If the changes in measurement are only small fluctuations, we can average over a number of repeats to get a better idea of how long the code takes to run. This is where the idea of benchmarking comes in. Benchmarking can be thought of as a more systematic approach to timing a piece of code. In Julia, benchmarking can be handled by a package called BenchmarkTools.jl, which will be used frequently throughout this book. Just like the @time macro from before, this package provides a few more macros which are used to systematically time a piece of code. Let’s apply the @benchmark macro to our rand function:

julia

import BenchmarkTools: @benchmark
display(@benchmark rand(1000,1000))

Output

BenchmarkTools.Trial: 2820 samples with 1 evaluation per sample.
 Range (min … max):  1.105 ms …  12.147 ms  ┊ GC (min … max):  0.00% … 89.32%
 Time  (median):     1.711 ms               ┊ GC (median):     0.00%
 Time  (mean ± σ):   1.763 ms ± 538.265 μs  ┊ GC (mean ± σ):  16.96% ± 14.94%

  ▁█▂   ▃▆▆▂    ▃▃▁  ▃▅▅▂                                      
  ████▆▅████▇▆▄████▇▆██████▅▄▃▄▃▃▃▃▃▂▂▃▂▁▂▁▁▂▁▁▁▁▁▁▁▁▁▂▂▂▂▁▁▂ ▃
  1.1 ms          Histogram: frequency by time        3.48 ms <

 Memory estimate: 7.63 MiB, allocs estimate: 3.

Note: If you run @benchmark in the REPL, it will return a benchmark object which will be printed to the console, without the need to use the display function.

This outputs a much more comprehensive breakdown of the performance of the rand function. One can see that this benchmark yielded a huge range of results. Notice that this benchmark also talks about memory and allocation data which is usually highly correlated with the execution speed of a function, which is discussed in more detail later in the chapter.

Why are some executions of this function so much faster than what we have seen before? To answer this, we must remember that Julia is a “Just-in-Time” compiled language. This means that when Julia executes a piece of code for the first time, it has to compile it into something the computer can process. Most of the in-built timing methods in Julia also include this compilation time. This is the main reason for using the external package, as it will screen out the compile time and only show you the results that are important.
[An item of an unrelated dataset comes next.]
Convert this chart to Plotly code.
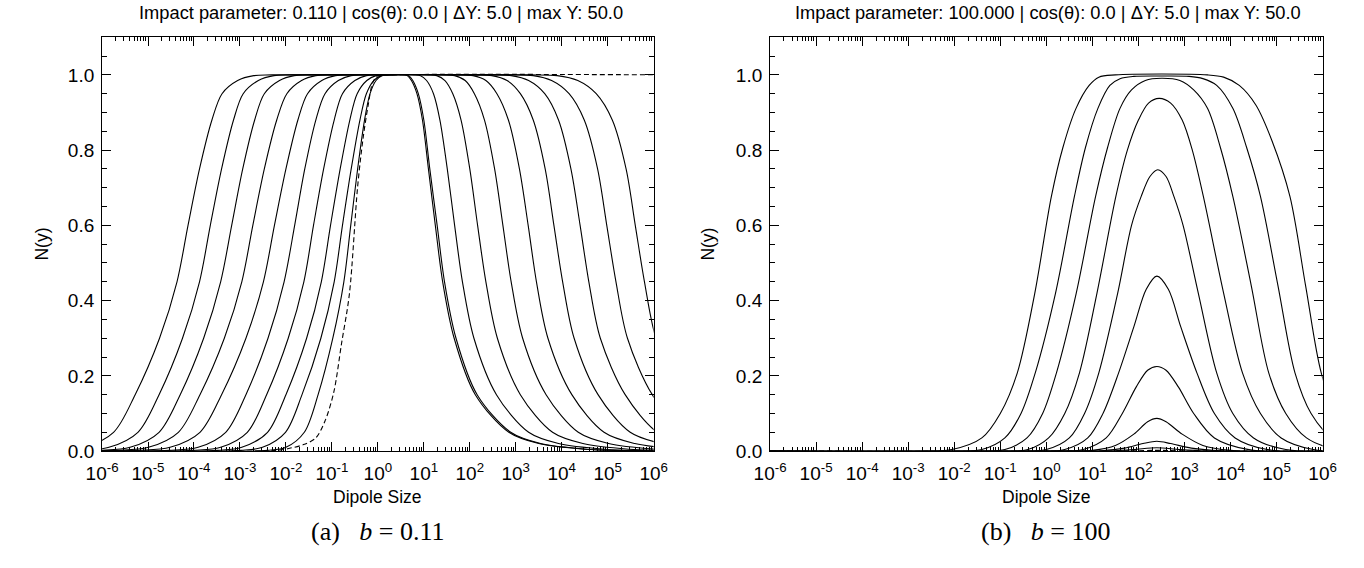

If you only care about the minimum time taken, you might prefer to use the @btime macro over the @benchmark since it gives a much more succinct output:

julia

import BenchmarkTools: @btime
@btime rand(1000,1000);

Output

1.117 ms (3 allocations: 7.63 MiB)

Note: This macro will return the minimum time taken over a set of evaluations. This can give misleading results for code that may be intermittently slowed down, such as code with heavy amounts of allocations. Specifically, for code with a high number of allocations, it is often better to look at the histogram of results from a full @benchmark. If you are embedding the function you have benchmarked with @btime inside a loop, calling it N times, you may expect the result to take N times longer than the number given you by @btime, but this is often an underestimate. This is also key when comparing two implementations, as it is often important to compare the averages and not just the best case scenario.

All timings are usually given with an SI prefix, such as n, μ or m to indicate nano, micro or milli respectively. Remember, these stand for 10⁻⁹, 10⁻⁶ and 10⁻³ respectively.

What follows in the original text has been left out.